Personne ne m'a posé cette question au fond de la salle aujourd'hui. Mais il est arrivé quelquefois qu'on m'interroge sur le piéton du roi. D'autant que le blogue porte en titre l'artillerie de campagne et que la chevalerie y est parfois exaltée. "Piéton du roi" évoque un ralliement et une force, nous l'allons montrer tout à l'heure.
C'est à la bataille de Bouvines (27 juillet 1214) que l'Ost fut renforcé des milices bourgeoises n'appartenant pas à la pyramide féodale mais dont les carrés étaient commandés par des capitaines nobles. Pour la première fois depuis la Gaule antique, ce qui allait devenir la Nation faisait corps avec la Force juste du roi pour défendre le pays et les intérêts catégoriels qui y cohabitaient.
Ces milices étaient constituées de combattants à pied et formaient une infanterie autonome capable de manoeuvrer sur le champ de bataille quand la valetaille de la chevalerie utilisée jusque-là n'avait qu'une mission ancillaire.
Bouvines fut la révélation des piétons. Ceux des impériaux bousculèrent la maison du roi de France et celui-ci fut remonté in extremis par Tristan d'Estaing à qui il dut la vie ; les sept cents miliciens brabançons de Renaud de Dammartin sauvèrent l'honneur de la coalition impériale en refusant la reddition pour soutenir jusqu'au dernier l'assaut de la cavalerie française.
La bataille de Bouvines partagea la gloire entre la chevalerie féodale et le nouvel ordre des municipalités (qu'on appelait autrement). Cette évolution était au coeur du projet capétien, qui libérait le chef de l'Etat naissant des grand feudataires pour négocier une protection réciproque des bourgeois et du roi.
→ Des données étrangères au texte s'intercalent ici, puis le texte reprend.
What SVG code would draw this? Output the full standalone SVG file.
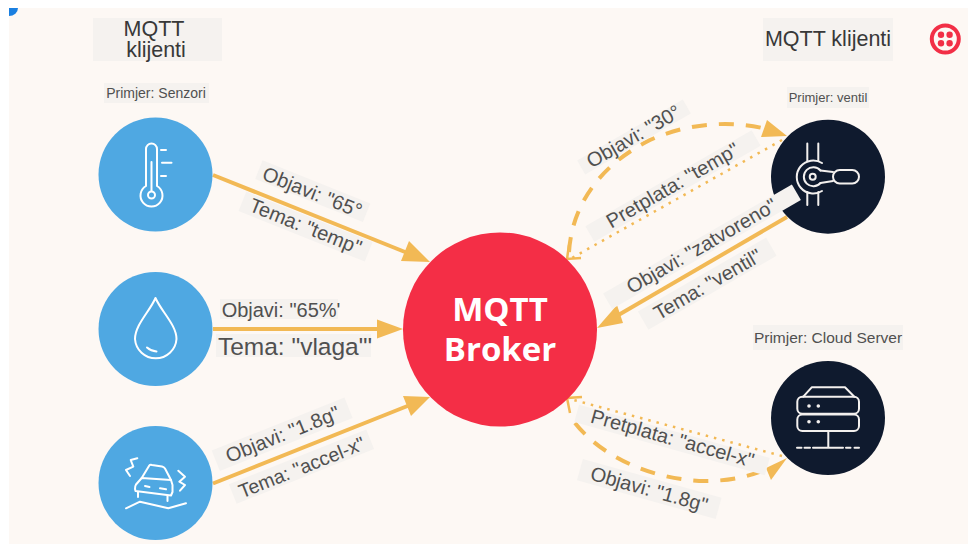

"Piéton du roi" est donc un clin d'oeil, une évocation du lien qui ne peut être rompu entre le peuple et son souverain. CQFD.
Pour terminer par un sourire cette grandiose évocation, voici la relation d'une conscription de piétons en pays d'Hierle en 1793 :
« Au mois de mars, tous les hommes de 18 à 60 ans de Sumène au nombre de 186 durent fournir un contingent de 30 soldats pour l'Armée du Var. On les réunit le 15 mars pour savoir s'ils voulaient désigner les partants au scrutin où s'ils préfèraient le sort. Le scrutin fut adopté par 123 voix contre 63. Alors commença une séance permanente du Conseil de la commune qui dura 40 jours jusqu'au 25 avril !
Les "123" avaient pour conseil Ménard, notaire, auquel un certificat de civisme avait été refusé à quatre reprises et qui réclamait toujours. Ils apportèrent tous un bulletin uniforme condamnant au départ les trente meilleurs patriotes ou protestants. La Municipalité cassa le scrutin, les bulletins devant être écrits ou dictés séance tenante sur le bureau.
Les "123" apprirent leur liste par coeur et le résultat fut le même. Fureur des patriotes, menaces du procureur de la commune. Le [directeur du] district [du Vigan] se transporta à Sumène et Tarteron (c'est son nom) s'épuisa à haranguer ses concitoyens qui persistèrent. Le directeur du district constata le vote.
Enfin, les représentants du peuple Bonnier et Voulland cassèrent le vote et l'on tira au sort. Ces soldats devaient être équipés par des réquisitions » (ce qui ne fut pas triste non plus, ndlr). La relation de cette affaire est tirée de Boiffils de Massanne.